If you need or want to know more actual details about the actual story, here are two: “The Fourteenth Voyage” contains several excellent running jokes about the frustrations of researching obscure subjects (like when you read ninety pages of dense and opaque text about whatever arcane thing only to end up a lot more ignorant than before); and the story depicts a society that shrugs off death as a minor inconvenience and not as some sort of awful extinction of the self, even if several individuals definitely get extinctified during the course of Tichy’s visit. I mean, there’s a reason the natives of Enteropia are so indifferent to danger, a reason you’ll find out about if you read the story. But, anyway, it’s just funny how true it is that people get used to all sorts of upsets and calamities if they’re comfortably embedded in a technological system that serves to help them deny reality (even if the system might look pretty crazy to an outsider). Not that I have a point or even know exactly what I’m talking about.
The other thing was: I just now saw some of my artwork in an iPad-only version of a fairly well-known periodical. And seeing it made my day. And sold me once and for all on the gadget that ate such a gigantic hole in our budget that the hole probably won’t get filled back in for several dozen years. Which is painful as hell. But, dang, what a nice thing to have happen after such a long and totally Sisyphean struggle up the steep, greased slope of the art world.
Also: I finally at long last, after a summer full of studying how to do it, took a simple ebook file from InDesign through Calibre and put it on both the Kindle and the iPad. So, yeah, that’s going to be one of the main things I’m going to do with XYZPDQ Press. Eventually. But hopefully the sooner kind of “eventually” rather than the later kind, which is not a kind I like at all. I mean, the file doesn’t look great or anything, but that’s not the point right now, although it’ll be a huge goal later. Right now, I just wanted to see how it works. Which it does. Without making my brain explode. Which is an amazing surprise.

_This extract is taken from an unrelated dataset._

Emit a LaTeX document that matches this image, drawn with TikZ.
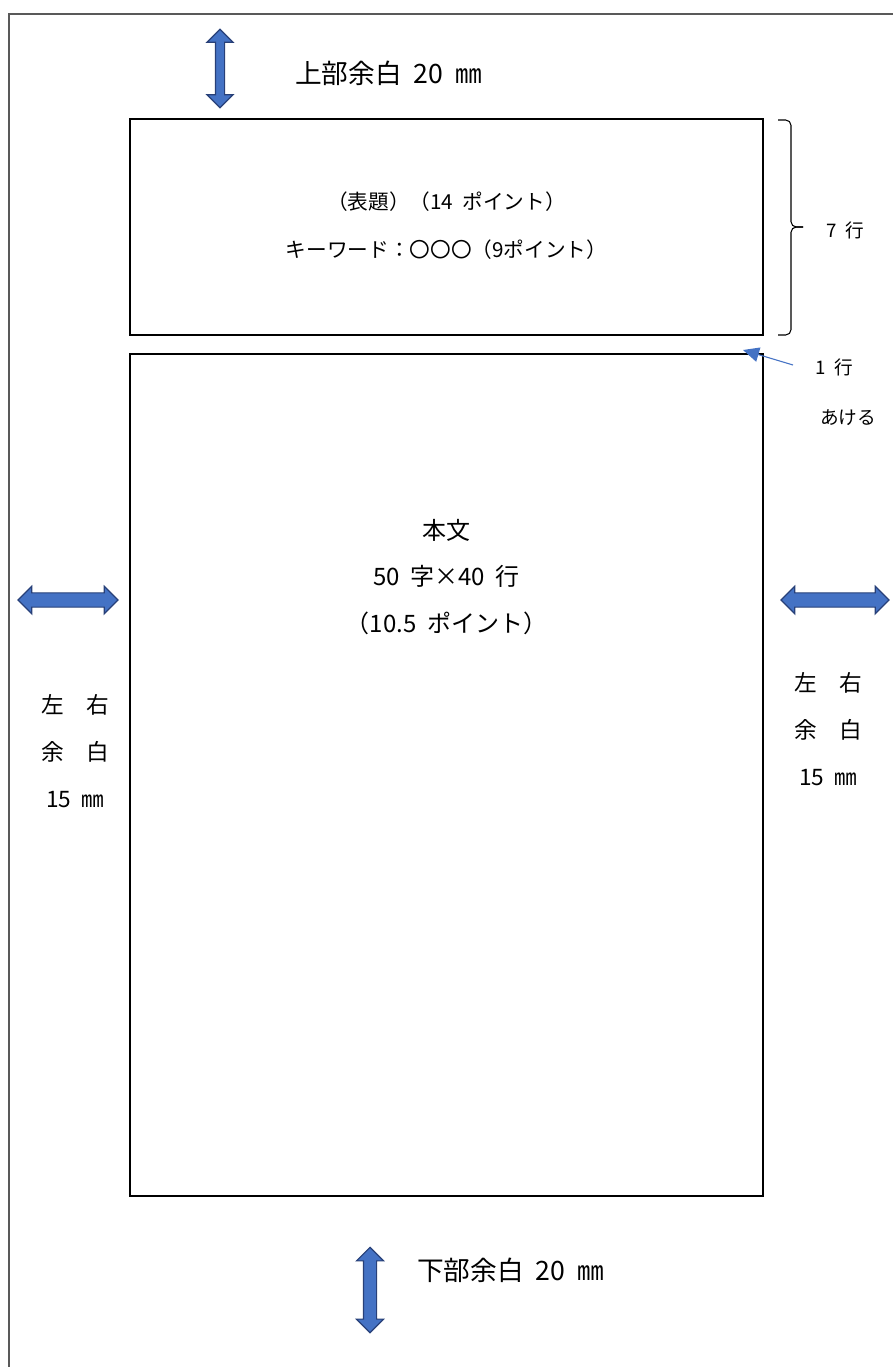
\documentclass[tikz,border=0pt]{standalone}
\usepackage{fontspec}
\setmainfont[WordSpace=2]{Noto Sans CJK JP}
\usetikzlibrary{shapes.arrows,arrows.meta}
\definecolor{arrowblue}{RGB}{68,114,196}
\definecolor{arrowedge}{RGB}{40,64,120}
\definecolor{framegray}{RGB}{89,89,89}
\tikzstyle{margarrow} = [double arrow, fill=arrowblue, draw=arrowedge, line width=0.9pt,
                         double arrow head indent=0pt, double arrow tip angle=90]
\tikzstyle{pagebox}   = [draw, line width=1pt]
\tikzstyle{big}       = [font=\fontsize{20}{24}\selectfont]
\tikzstyle{mid}       = [font=\fontsize{17}{35}\selectfont, align=center]
\tikzstyle{small}     = [font=\fontsize{14}{17}\selectfont]

\begin{document}
\begin{tikzpicture}[x=0.75pt, y=-0.75pt]
           \useasboundingbox (0,0) rectangle (893,1367);
           % page edge
           \draw[framegray, line width=1.6pt] (9,1367) -- (9,14) -- (893,14);
           % title box and body box
           \node[pagebox, minimum width=474.75pt, minimum height=162pt](title)at(446.5, 227){};
           \node[pagebox, minimum width=474.75pt, minimum height=631.5pt](body)at(446.5, 775){};
           \node[mid, font=\fontsize{15.5}{36}\selectfont](t1)at(446.5, 226){（表題）（14 ポイント）\\キーワード：〇〇〇（9ポイント）};
           \node[mid, font=\fontsize{18}{35}\selectfont](b1)at(446.5, 577){本文\\50 字×40 行\\（10.5 ポイント）};
           % margins
           \node[margarrow, rotate=90, minimum height=59pt, inner sep=3pt, double arrow head extend=6.4pt](up)at(220, 68.5){};
           \node[big, anchor=west, inner sep=0pt](upt)at(295, 73){上部余白 20 ㎜};
           \node[margarrow, rotate=90, minimum height=64pt, inner sep=4.5pt, double arrow head extend=5.2pt](dn)at(370, 1290){};
           \node[big, anchor=west, inner sep=0pt](dnt)at(417, 1270){下部余白 20 ㎜};
           \node[margarrow, minimum height=75pt, inner sep=4.9pt, double arrow head extend=5pt](lf)at(68, 600){};
           \node[margarrow, minimum height=81pt, inner sep=4.9pt, double arrow head extend=5pt](rt)at(835, 600){};
           \node[mid](lft)at(75, 751){左　右\\余　白\\15 ㎜};
           \node[mid](rtt)at(828, 729){左　右\\余　白\\15 ㎜};
           % seven lines, one blank line
           \draw[rounded corners=4pt, line width=0.8pt](778, 120) -- (791, 120) -- (791, 227) -- (803, 227);
           \draw[rounded corners=4pt, line width=0.8pt](778, 335) -- (791, 335) -- (791, 227) -- (803, 227);
           \node[small](g7)at(845, 230){7 行};
           \coordinate(gapa)at(793, 365);
           \coordinate(gapb)at(743, 350);
           \draw[-{Triangle[length=12pt, width=11pt]}, arrowblue, line width=0.8pt](gapa) -- (gapb);
           \node[small](g1)at(834, 367){1 行};
           \node[small](g2)at(848, 418){あける};
       \end{tikzpicture}
\end{document}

Oh, and as much as I love Mr. Lem, I wonder how much I also love Michael Kandel without really realizing it. Except, I guess I sort of do realize it. Because, clearly, translators are completely not a dime a dozen and they vary a lot in quality besides. In any case, all of Mr. Kandel’s Lem translations are my favorite ones, on account of how well they flow and how inventive and witty they are. Like, it must be extra-difficult to capture the spirit of wild parody and satire and to carry that spirit over from one language to another. I for sure couldn’t do it, and not just because I can’t read Polish…although I suppose that’s a fairly significant hindrance.
Anyhow, back to work, which has piled up to a height well above my head.
Hey, though, it turns out it’s 100% easy on an iPad to grab research-related PDFs from JSTOR and stick them in iBooks. Which is good, since buying this thing got justified as an education expense. If only I ever can carve out some time to read any of the hundreds of things I’m supposed to be reading.